Begin DATA PROVIDED
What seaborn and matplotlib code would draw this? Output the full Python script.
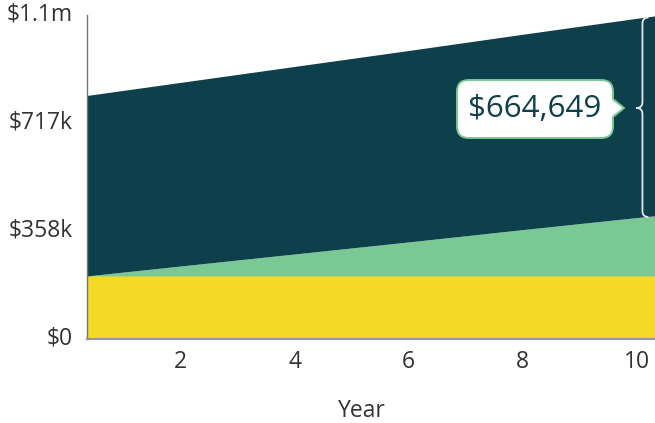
import numpy as np
import pandas as pd
import matplotlib
matplotlib.use("Agg")
import matplotlib.pyplot as plt
import matplotlib.transforms as mtransforms
import seaborn as sns
from matplotlib.path import Path
from matplotlib.patches import PathPatch, FancyBboxPatch, Polygon

# ---- data ----
years = [0.36, 2, 4, 6, 8, 10, 10.32]
base_values = [208000, 208000, 208000, 208000, 208000, 208000, 208000]      # yellow
growth_values = [0, 33000, 73000, 113000, 154000, 194000, 200000]            # light green
gain_values = [600000, 610500, 623500, 636500, 649500, 662500, 664649]       # dark teal
y_ticks = [0, 358500, 717000, 1075500]
y_tick_labels = ["$0", "$358k", "$717k", "$1.1m"]
x_ticks = [2, 4, 6, 8, 10]
x_label = "Year"
callout_text = "$664,649"
brace_year = 10.1

# ---- style ----
DARK = "#0e404b"
GREEN = "#7ac893"
YELLOW = "#f5da25"
TEXT = "#333333"

sns.set_theme(style="white")
plt.rcParams["font.family"] = ["Open Sans", "DejaVu Sans"]

W, H = 655, 423
fig = plt.figure(figsize=(W / 100, H / 100), dpi=100)
ax = fig.add_axes([87 / W, 1 - 338.5 / H, (655 - 87) / W, (338.5 - 15) / H])

df = pd.DataFrame({"year": years, "base": base_values,
                   "growth": growth_values, "gain": gain_values})

ax.stackplot(df["year"], df["base"], df["growth"], df["gain"],
             colors=[YELLOW, GREEN, DARK], linewidth=0)

ax.set_xlim(years[0], years[-1])
ax.set_ylim(0, y_ticks[-1])
ax.set_xticks(x_ticks)
ax.set_xticklabels([str(t) for t in x_ticks])
ax.set_yticks(y_ticks)
ax.set_yticklabels(y_tick_labels)
ax.tick_params(axis="both", length=0, labelsize=16.5, colors=TEXT)
ax.tick_params(axis="y", pad=10)
ax.tick_params(axis="x", pad=8)
ax.grid(False)
shift_up = mtransforms.ScaledTranslation(0, 3 / 100, fig.dpi_scale_trans)
for lbl in ax.get_yticklabels():
    lbl.set_transform(lbl.get_transform() + shift_up)
sns.despine(ax=ax, top=True, right=True)
ax.spines["left"].set_color("#777777")
ax.spines["left"].set_linewidth(1.0)
ax.spines["bottom"].set_color("#999999")
ax.spines["bottom"].set_linewidth(1.6)
ax.spines["left"].set_zorder(5)
ax.spines["bottom"].set_zorder(5)

fig.text(362 / W, 1 - 411 / H, x_label, ha="center", va="center",
         fontsize=16.5, color=TEXT)

# ---- brace (in display pixels) ----
total = df["base"] + df["growth"] + df["gain"]
lower = df["base"] + df["growth"]
top_val = np.interp(brace_year, df["year"], total)
bot_val = np.interp(brace_year, df["year"], lower)
xb, yt = ax.transData.transform((brace_year, top_val))
_, yb = ax.transData.transform((brace_year, bot_val))
ym = H - 108
r = 6
verts = [(xb + r, yt), (xb, yt), (xb, yt - r),
         (xb, ym + r), (xb, ym), (xb - r, ym),
         (xb, ym), (xb, ym - r),
         (xb, yb + r), (xb, yb), (xb + r, yb)]
codes = [Path.MOVETO, Path.CURVE3, Path.CURVE3,
         Path.LINETO, Path.CURVE3, Path.CURVE3,
         Path.CURVE3, Path.CURVE3,
         Path.LINETO, Path.CURVE3, Path.CURVE3]
inv = fig.transFigure.inverted()
verts_fig = [tuple(inv.transform((vx, vy))) for vx, vy in verts]
fig.add_artist(PathPatch(Path(verts_fig, codes), facecolor="none",
                         edgecolor="#e6e6e6", linewidth=1.3,
                         transform=fig.transFigure, zorder=10))

# ---- callout box ----
def fp(x, y_top):
    return (x / W, 1 - y_top / H)

bx0, by0, bx1, by1 = 457, 80, 613, 138
box = FancyBboxPatch(fp(bx0, by1), (bx1 - bx0) / W, (by1 - by0) / H,
                     boxstyle="round,pad=0,rounding_size=0.018",
                     facecolor="white", edgecolor=GREEN, linewidth=1.4,
                     transform=fig.transFigure, zorder=11,
                     mutation_aspect=W / H)
fig.add_artist(box)
tri_fill = Polygon([fp(bx1 - 2, 99), fp(624, 108), fp(bx1 - 2, 117)],
                   closed=True, facecolor="white", edgecolor="none",
                   transform=fig.transFigure, zorder=12)
fig.add_artist(tri_fill)
tri_edge = Path([fp(bx1, 99), fp(624, 108), fp(bx1, 117)],
                [Path.MOVETO, Path.LINETO, Path.LINETO])
fig.add_artist(PathPatch(tri_edge, facecolor="none", edgecolor=GREEN,
                         linewidth=1.4, transform=fig.transFigure, zorder=13))
fig.text((bx0 + bx1) / 2 / W, 1 - 109 / H, callout_text, ha="center",
         va="center", fontsize=22.5, color=DARK, zorder=14)

fig.savefig("out.png", dpi=100)
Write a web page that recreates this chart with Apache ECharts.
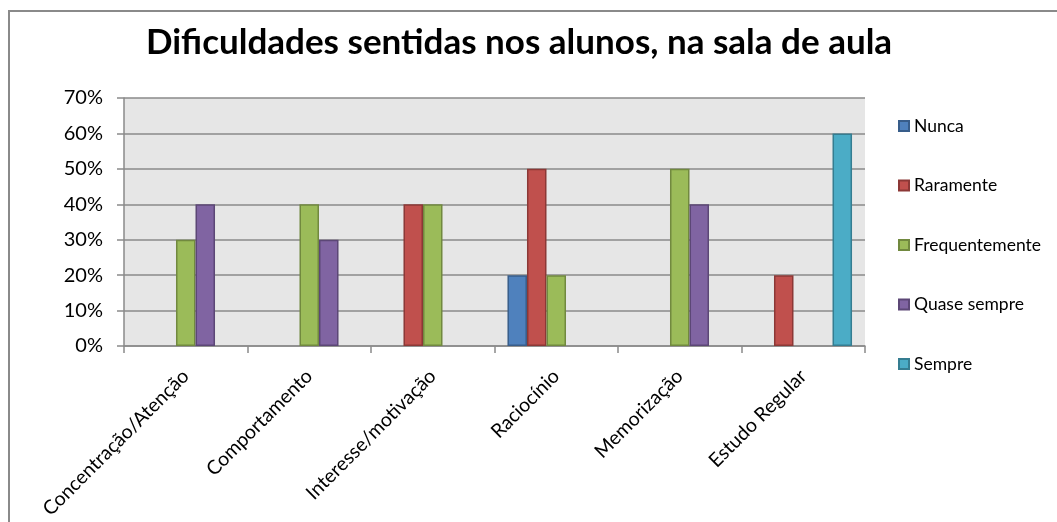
End DATA PROVIDED
● TASK REQUIREMENTS: The lines from the start of the data through the line that contains "from matplotlib.patches import" are to be returned exactly, please, with both ends included and every picture left out.

● REPLY TO THE EXERCISE:
What seaborn and matplotlib code would draw this? Output the full Python script.
import numpy as np
import pandas as pd
import matplotlib
matplotlib.use("Agg")
import matplotlib.pyplot as plt
import matplotlib.transforms as mtransforms
import seaborn as sns
from matplotlib.path import Path
from matplotlib.patches import PathPatch, FancyBboxPatch, Polygon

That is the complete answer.